**SHORT TASK**
Quote all of the data that follows exactly as written, skipping the images.

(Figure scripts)
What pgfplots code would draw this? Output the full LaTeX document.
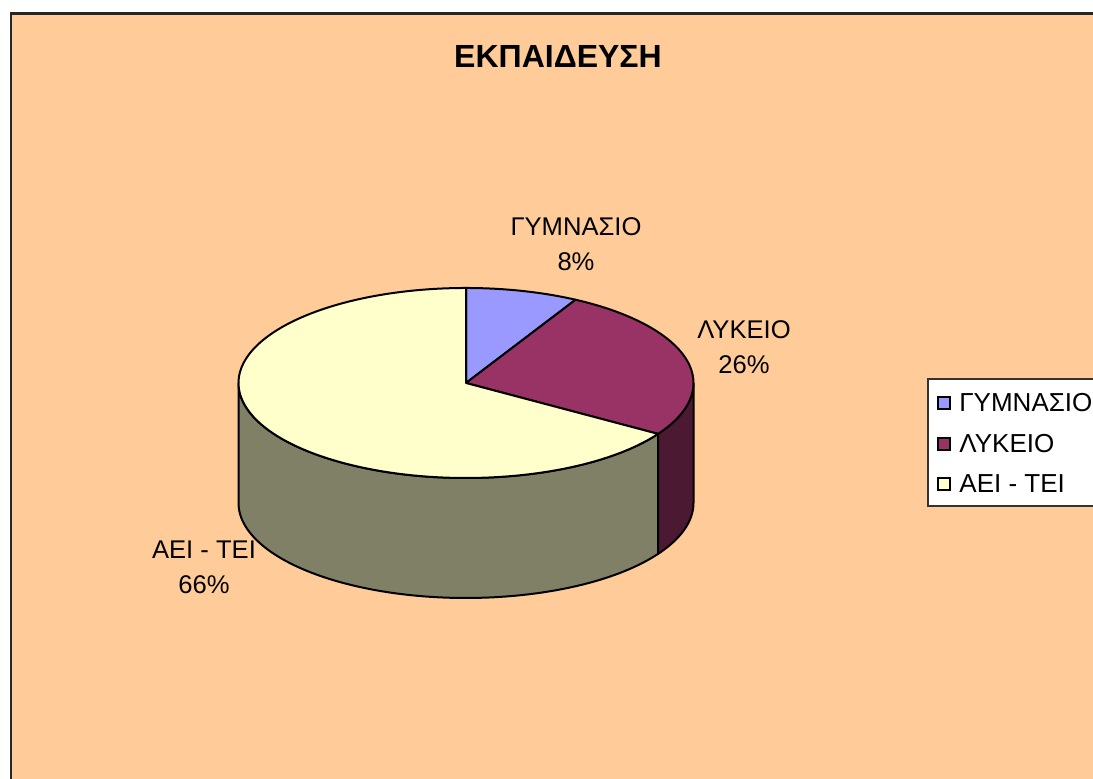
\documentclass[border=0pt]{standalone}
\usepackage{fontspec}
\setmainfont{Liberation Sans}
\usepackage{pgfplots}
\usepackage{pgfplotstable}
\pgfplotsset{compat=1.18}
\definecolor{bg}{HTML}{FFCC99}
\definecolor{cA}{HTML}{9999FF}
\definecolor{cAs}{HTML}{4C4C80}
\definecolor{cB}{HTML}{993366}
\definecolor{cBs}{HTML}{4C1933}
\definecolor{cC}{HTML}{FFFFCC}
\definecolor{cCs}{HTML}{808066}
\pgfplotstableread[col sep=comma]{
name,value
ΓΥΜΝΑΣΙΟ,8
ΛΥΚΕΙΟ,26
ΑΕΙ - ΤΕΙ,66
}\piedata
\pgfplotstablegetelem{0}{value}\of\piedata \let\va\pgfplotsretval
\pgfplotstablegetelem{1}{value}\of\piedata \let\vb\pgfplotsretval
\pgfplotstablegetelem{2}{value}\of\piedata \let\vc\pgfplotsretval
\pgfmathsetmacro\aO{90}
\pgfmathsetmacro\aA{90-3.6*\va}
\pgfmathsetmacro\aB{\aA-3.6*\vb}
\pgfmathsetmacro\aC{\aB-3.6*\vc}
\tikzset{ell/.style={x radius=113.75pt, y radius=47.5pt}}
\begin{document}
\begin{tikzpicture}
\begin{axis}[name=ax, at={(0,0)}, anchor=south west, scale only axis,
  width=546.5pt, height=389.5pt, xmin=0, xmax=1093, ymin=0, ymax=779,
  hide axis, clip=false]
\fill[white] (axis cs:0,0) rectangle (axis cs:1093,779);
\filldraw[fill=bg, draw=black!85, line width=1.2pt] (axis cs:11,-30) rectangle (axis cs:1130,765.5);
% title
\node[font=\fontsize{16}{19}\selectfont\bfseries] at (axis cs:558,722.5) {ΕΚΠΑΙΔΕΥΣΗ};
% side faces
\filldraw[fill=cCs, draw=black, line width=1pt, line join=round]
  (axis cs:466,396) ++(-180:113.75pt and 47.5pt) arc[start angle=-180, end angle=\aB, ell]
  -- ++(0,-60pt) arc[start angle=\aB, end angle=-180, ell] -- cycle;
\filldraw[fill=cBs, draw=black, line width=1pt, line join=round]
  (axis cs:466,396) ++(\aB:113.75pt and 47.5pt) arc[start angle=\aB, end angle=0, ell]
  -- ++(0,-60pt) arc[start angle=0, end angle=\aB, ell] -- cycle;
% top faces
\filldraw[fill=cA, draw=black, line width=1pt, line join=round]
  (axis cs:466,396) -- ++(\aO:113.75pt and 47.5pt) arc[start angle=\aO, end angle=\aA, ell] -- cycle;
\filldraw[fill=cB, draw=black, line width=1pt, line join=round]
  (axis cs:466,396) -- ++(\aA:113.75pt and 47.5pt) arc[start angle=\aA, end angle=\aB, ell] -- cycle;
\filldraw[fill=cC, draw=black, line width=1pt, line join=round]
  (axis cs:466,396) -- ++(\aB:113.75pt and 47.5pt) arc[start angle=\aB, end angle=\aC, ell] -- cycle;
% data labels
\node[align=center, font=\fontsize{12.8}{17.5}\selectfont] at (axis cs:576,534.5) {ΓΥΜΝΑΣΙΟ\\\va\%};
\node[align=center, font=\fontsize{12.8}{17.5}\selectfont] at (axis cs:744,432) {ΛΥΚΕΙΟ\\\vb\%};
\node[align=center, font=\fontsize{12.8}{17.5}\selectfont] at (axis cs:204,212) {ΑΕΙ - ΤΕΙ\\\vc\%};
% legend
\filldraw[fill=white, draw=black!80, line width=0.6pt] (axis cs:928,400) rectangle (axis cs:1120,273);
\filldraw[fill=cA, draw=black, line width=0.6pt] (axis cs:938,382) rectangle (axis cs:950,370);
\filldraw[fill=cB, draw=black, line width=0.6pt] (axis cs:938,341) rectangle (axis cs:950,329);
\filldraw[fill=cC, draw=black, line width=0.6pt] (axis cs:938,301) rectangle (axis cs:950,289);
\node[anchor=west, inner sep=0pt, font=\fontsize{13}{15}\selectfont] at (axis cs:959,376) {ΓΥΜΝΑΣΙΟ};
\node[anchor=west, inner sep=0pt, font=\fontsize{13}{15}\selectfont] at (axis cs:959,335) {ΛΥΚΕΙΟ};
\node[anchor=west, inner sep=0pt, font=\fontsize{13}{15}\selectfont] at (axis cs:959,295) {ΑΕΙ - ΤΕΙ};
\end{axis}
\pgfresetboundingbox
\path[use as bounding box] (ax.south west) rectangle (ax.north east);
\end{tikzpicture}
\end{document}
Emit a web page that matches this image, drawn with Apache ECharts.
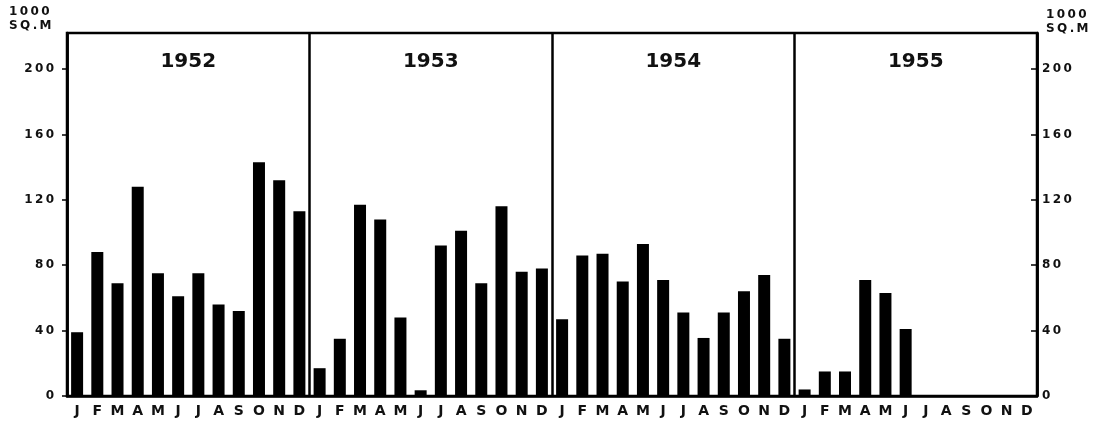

**TASK RESULT**
What pgfplots code would draw this? Output the full LaTeX document.
\documentclass[border=0pt]{standalone}
\usepackage{fontspec}
\setmainfont{Liberation Sans}
\usepackage{pgfplots}
\usepackage{pgfplotstable}
\pgfplotsset{compat=1.18}
\definecolor{bg}{HTML}{FFCC99}
\definecolor{cA}{HTML}{9999FF}
\definecolor{cAs}{HTML}{4C4C80}
\definecolor{cB}{HTML}{993366}
\definecolor{cBs}{HTML}{4C1933}
\definecolor{cC}{HTML}{FFFFCC}
\definecolor{cCs}{HTML}{808066}
\pgfplotstableread[col sep=comma]{
name,value
ΓΥΜΝΑΣΙΟ,8
ΛΥΚΕΙΟ,26
ΑΕΙ - ΤΕΙ,66
}\piedata
\pgfplotstablegetelem{0}{value}\of\piedata \let\va\pgfplotsretval
\pgfplotstablegetelem{1}{value}\of\piedata \let\vb\pgfplotsretval
\pgfplotstablegetelem{2}{value}\of\piedata \let\vc\pgfplotsretval
\pgfmathsetmacro\aO{90}
\pgfmathsetmacro\aA{90-3.6*\va}
\pgfmathsetmacro\aB{\aA-3.6*\vb}
\pgfmathsetmacro\aC{\aB-3.6*\vc}
\tikzset{ell/.style={x radius=113.75pt, y radius=47.5pt}}
\begin{document}
\begin{tikzpicture}
\begin{axis}[name=ax, at={(0,0)}, anchor=south west, scale only axis,
  width=546.5pt, height=389.5pt, xmin=0, xmax=1093, ymin=0, ymax=779,
  hide axis, clip=false]
\fill[white] (axis cs:0,0) rectangle (axis cs:1093,779);
\filldraw[fill=bg, draw=black!85, line width=1.2pt] (axis cs:11,-30) rectangle (axis cs:1130,765.5);
% title
\node[font=\fontsize{16}{19}\selectfont\bfseries] at (axis cs:558,722.5) {ΕΚΠΑΙΔΕΥΣΗ};
% side faces
\filldraw[fill=cCs, draw=black, line width=1pt, line join=round]
  (axis cs:466,396) ++(-180:113.75pt and 47.5pt) arc[start angle=-180, end angle=\aB, ell]
  -- ++(0,-60pt) arc[start angle=\aB, end angle=-180, ell] -- cycle;
\filldraw[fill=cBs, draw=black, line width=1pt, line join=round]
  (axis cs:466,396) ++(\aB:113.75pt and 47.5pt) arc[start angle=\aB, end angle=0, ell]
  -- ++(0,-60pt) arc[start angle=0, end angle=\aB, ell] -- cycle;
% top faces
\filldraw[fill=cA, draw=black, line width=1pt, line join=round]
  (axis cs:466,396) -- ++(\aO:113.75pt and 47.5pt) arc[start angle=\aO, end angle=\aA, ell] -- cycle;
\filldraw[fill=cB, draw=black, line width=1pt, line join=round]
  (axis cs:466,396) -- ++(\aA:113.75pt and 47.5pt) arc[start angle=\aA, end angle=\aB, ell] -- cycle;
\filldraw[fill=cC, draw=black, line width=1pt, line join=round]
  (axis cs:466,396) -- ++(\aB:113.75pt and 47.5pt) arc[start angle=\aB, end angle=\aC, ell] -- cycle;
% data labels
\node[align=center, font=\fontsize{12.8}{17.5}\selectfont] at (axis cs:576,534.5) {ΓΥΜΝΑΣΙΟ\\\va\%};
\node[align=center, font=\fontsize{12.8}{17.5}\selectfont] at (axis cs:744,432) {ΛΥΚΕΙΟ\\\vb\%};
\node[align=center, font=\fontsize{12.8}{17.5}\selectfont] at (axis cs:204,212) {ΑΕΙ - ΤΕΙ\\\vc\%};
% legend
\filldraw[fill=white, draw=black!80, line width=0.6pt] (axis cs:928,400) rectangle (axis cs:1120,273);
\filldraw[fill=cA, draw=black, line width=0.6pt] (axis cs:938,382) rectangle (axis cs:950,370);
\filldraw[fill=cB, draw=black, line width=0.6pt] (axis cs:938,341) rectangle (axis cs:950,329);
\filldraw[fill=cC, draw=black, line width=0.6pt] (axis cs:938,301) rectangle (axis cs:950,289);
\node[anchor=west, inner sep=0pt, font=\fontsize{13}{15}\selectfont] at (axis cs:959,376) {ΓΥΜΝΑΣΙΟ};
\node[anchor=west, inner sep=0pt, font=\fontsize{13}{15}\selectfont] at (axis cs:959,335) {ΛΥΚΕΙΟ};
\node[anchor=west, inner sep=0pt, font=\fontsize{13}{15}\selectfont] at (axis cs:959,295) {ΑΕΙ - ΤΕΙ};
\end{axis}
\pgfresetboundingbox
\path[use as bounding box] (ax.south west) rectangle (ax.north east);
\end{tikzpicture}
\end{document}
Emit a web page that matches this image, drawn with Apache ECharts.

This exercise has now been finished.